Defining the Mod Style of 1960s England

Mod (modernists) was a subculture brought about post World War II by the youth of London. With heavy influences in modern jazz, the mods took a full approach to their style. Mod was a way of life; they did not discriminate racially (since they drew inspiration heavily from African music and Caribbean-immigrants in London) and integrated good design into all areas of their lives. Defined by their psychedelic prints, bright colors, geometric shapes, stripes, fitted shirts, Perry tops and Vespa scooters; Mod was, at first, synonymous with the emergence of ‘teenagers’ as an age group, but quickly spread.

Bands such as The Smoke, John’s Children and The Who defined Mod as a music genre.

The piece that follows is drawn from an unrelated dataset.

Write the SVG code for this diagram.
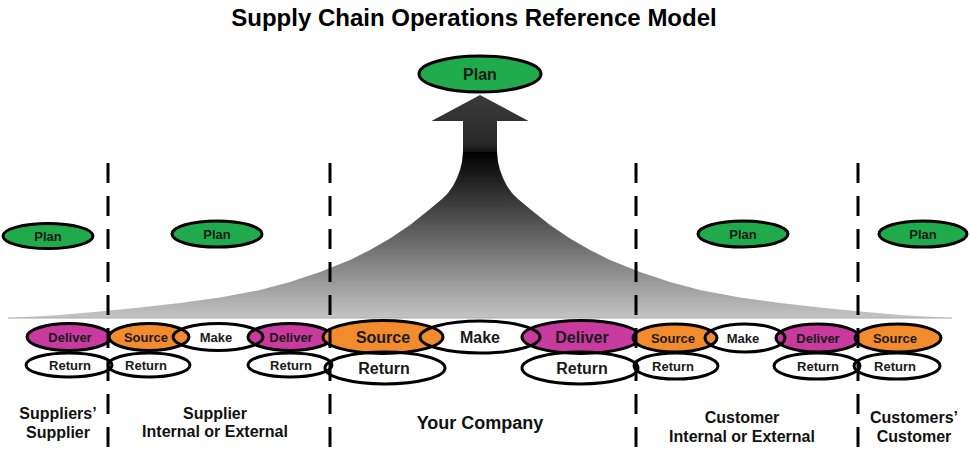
<svg xmlns="http://www.w3.org/2000/svg" width="970" height="454" viewBox="0 0 970 454">
<defs>
<linearGradient id="fanGrad" gradientUnits="userSpaceOnUse" x1="0" y1="152" x2="0" y2="318">
<stop offset="0" stop-color="#000000"/>
<stop offset="1" stop-color="#c4c4c4"/>
</linearGradient>
<linearGradient id="arrowGrad" gradientUnits="userSpaceOnUse" x1="0" y1="95" x2="0" y2="152">
<stop offset="0" stop-color="#3a3a3a"/>
<stop offset="0.85" stop-color="#2a2a2a"/>
<stop offset="1" stop-color="#111111"/>
</linearGradient>
</defs>
<style>
.title{font-family:"Liberation Sans",Arial,sans-serif;font-weight:bold;font-size:24px;fill:#000;text-anchor:middle}
.lbl{font-family:"Liberation Sans",Arial,sans-serif;font-weight:bold;fill:#1a1a1a;text-anchor:middle}
.s{font-size:13px}
.b{font-size:16px}
.zone{font-family:"Liberation Sans",Arial,sans-serif;font-weight:bold;font-size:16px;fill:#111;text-anchor:middle}
.e{stroke:#000;stroke-width:3}
.plan{fill:#1fab4c}
.src{fill:#f28a2e}
.del{fill:#c93a9e}
.none{fill:none}
.sep{stroke:#000;stroke-width:3;stroke-dasharray:20 13;fill:none}
</style>
<text class="title" x="474" y="26">Supply Chain Operations Reference Model</text>

<g id="flow">
<path d="M463,152 L497,152 L498,162 L500,170 L503,178 L507,186 L512,193 L518,199 L524,204 L530,209 L550,225 L570,238.5 L590,250 L610,260 L640,272 L670,282 L700,290 L740,297.5 L780,303 L820,307.5 L860,311.5 L900,315 L952,318 L8,318 L60,315 L100,311.5 L140,307.5 L180,303 L220,297.5 L260,290 L290,282 L320,272 L350,260 L370,250 L390,238.5 L410,225 L430,209 L436,204 L442,199 L448,193 L453,186 L457,178 L460,170 L462,162 Z" fill="url(#fanGrad)"/>
<line x1="8" y1="318" x2="952" y2="318" stroke="#aaaaaa" stroke-width="1"/>
<polygon points="480,95 528.5,121 497,121 497,152 463,152 463,121 431.5,121" fill="url(#arrowGrad)"/>
</g>

<g id="plan-top"><ellipse class="e plan" cx="480" cy="74" rx="61" ry="18"/><text class="lbl b" x="480" y="79.5">Plan</text></g>
<g id="plan-1"><ellipse class="e plan" cx="48" cy="236" rx="45" ry="12.5"/><text class="lbl s" x="48" y="240.5">Plan</text></g>
<g id="plan-2"><ellipse class="e plan" cx="217" cy="234" rx="45" ry="13"/><text class="lbl s" x="217" y="238.5">Plan</text></g>
<g id="plan-4"><ellipse class="e plan" cx="743" cy="234" rx="45" ry="13"/><text class="lbl s" x="743" y="238.5">Plan</text></g>
<g id="plan-5"><ellipse class="e plan" cx="923" cy="234" rx="44" ry="13"/><text class="lbl s" x="923" y="238.5">Plan</text></g>

<g id="ss-deliver"><ellipse class="e del" cx="69" cy="337" rx="42" ry="13.5"/><text class="lbl s" x="70" y="341.5">Deliver</text></g>
<g id="sup-source"><ellipse class="e src" cx="149" cy="337" rx="40" ry="13.5"/><text class="lbl s" x="146" y="341.5">Source</text></g>
<g id="sup-deliver"><ellipse class="e del" cx="290" cy="337" rx="42" ry="13.5"/><text class="lbl s" x="291" y="341.5">Deliver</text></g>
<g id="yc-source"><ellipse class="e src" cx="383" cy="337" rx="60" ry="16.5"/><text class="lbl b" x="383" y="342.5">Source</text></g>
<g id="yc-deliver"><ellipse class="e del" cx="581" cy="337" rx="59" ry="16.5"/><text class="lbl b" x="582" y="342.5">Deliver</text></g>
<g id="cus-source"><ellipse class="e src" cx="675" cy="338" rx="42" ry="14"/><text class="lbl s" x="673" y="342.5">Source</text></g>
<g id="cus-deliver"><ellipse class="e del" cx="818" cy="338" rx="42" ry="14"/><text class="lbl s" x="818" y="342.5">Deliver</text></g>
<g id="cc-source"><ellipse class="e src" cx="898" cy="338" rx="43" ry="14"/><text class="lbl s" x="895" y="342.5">Source</text></g>

<g id="sup-make"><ellipse class="e none" cx="218" cy="337" rx="45" ry="13.5"/><text class="lbl s" x="216" y="341.5">Make</text></g>
<g id="yc-make"><ellipse class="e none" cx="480" cy="337" rx="60" ry="16"/><text class="lbl b" x="480" y="342.5">Make</text></g>
<g id="cus-make"><ellipse class="e none" cx="745" cy="338" rx="40" ry="14"/><text class="lbl s" x="743" y="342.5">Make</text></g>

<g id="ss-return"><ellipse class="e none" cx="69" cy="365" rx="43" ry="12"/><text class="lbl s" x="70" y="369.5">Return</text></g>
<g id="sup-return-1"><ellipse class="e none" cx="149" cy="365" rx="41" ry="12"/><text class="lbl s" x="146" y="369.5">Return</text></g>
<g id="sup-return-2"><ellipse class="e none" cx="290" cy="365" rx="42" ry="12"/><text class="lbl s" x="291" y="369.5">Return</text></g>
<g id="yc-return-1"><ellipse class="e none" cx="385" cy="368" rx="60" ry="16"/><text class="lbl b" x="384" y="373.5">Return</text></g>
<g id="yc-return-2"><ellipse class="e none" cx="580" cy="368" rx="58" ry="16"/><text class="lbl b" x="582" y="373.5">Return</text></g>
<g id="cus-return-1"><ellipse class="e none" cx="676" cy="366" rx="42" ry="13"/><text class="lbl s" x="673" y="370.5">Return</text></g>
<g id="cus-return-2"><ellipse class="e none" cx="817" cy="366" rx="43" ry="13"/><text class="lbl s" x="818" y="370.5">Return</text></g>
<g id="cc-return"><ellipse class="e none" cx="897" cy="366" rx="43" ry="13"/><text class="lbl s" x="895" y="370.5">Return</text></g>

<g id="separators">
<line class="sep" x1="108" y1="163" x2="108" y2="454"/>
<line class="sep" x1="330" y1="163" x2="330" y2="454"/>
<line class="sep" x1="636" y1="163" x2="636" y2="454"/>
<line class="sep" x1="858" y1="163" x2="858" y2="454"/>
</g>

<g id="zone-ss"><text class="zone" x="58" y="419">Suppliers’</text><text class="zone" x="58" y="438">Supplier</text></g>
<g id="zone-sup"><text class="zone" x="215" y="419">Supplier</text><text class="zone" x="215" y="437">Internal or External</text></g>
<g id="zone-yc"><text class="zone" x="480" y="429" style="font-size:18px">Your Company</text></g>
<g id="zone-cus"><text class="zone" x="742" y="423">Customer</text><text class="zone" x="742" y="442">Internal or External</text></g>
<g id="zone-cc"><text class="zone" x="914" y="423">Customers’</text><text class="zone" x="914" y="442">Customer</text></g>
</svg>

The cinema, nightclubs, dance halls, shopping and listening to music became popular past times. Mods were often seen as phony, snobbish and stuck up; they held more value in leisure and money other than hard work. Gender roles were more loosely defined at the time. Young women who worked were considered more independent and women did not always need to be tied down by a man. This ideal vision of the “single girl” became popular among the mod culture of a self-sufficient, empowered woman who made her own money, had impeccable fashion sense, lived the single life and was socially involved while maintained a perfect body image. It became acceptable for women to wear pants, opening up a multitude of designs and cuts to give birth to new styles of clothing. Hairstyles changed for both men and women.

At first, women started cutting their hair shorter and closer to their heads embracing the bob/ boyish look. As the 60s progressed, the hairstyles grew longer. Mop-tops became popular among men (thanks to The Beatles), Afros popular among African men who embraced their racial pride, facial hair (side burns, mustaches, and beards) became popular and women grew their hair straight and long towards the close of the 60s as they entered the Hippie era.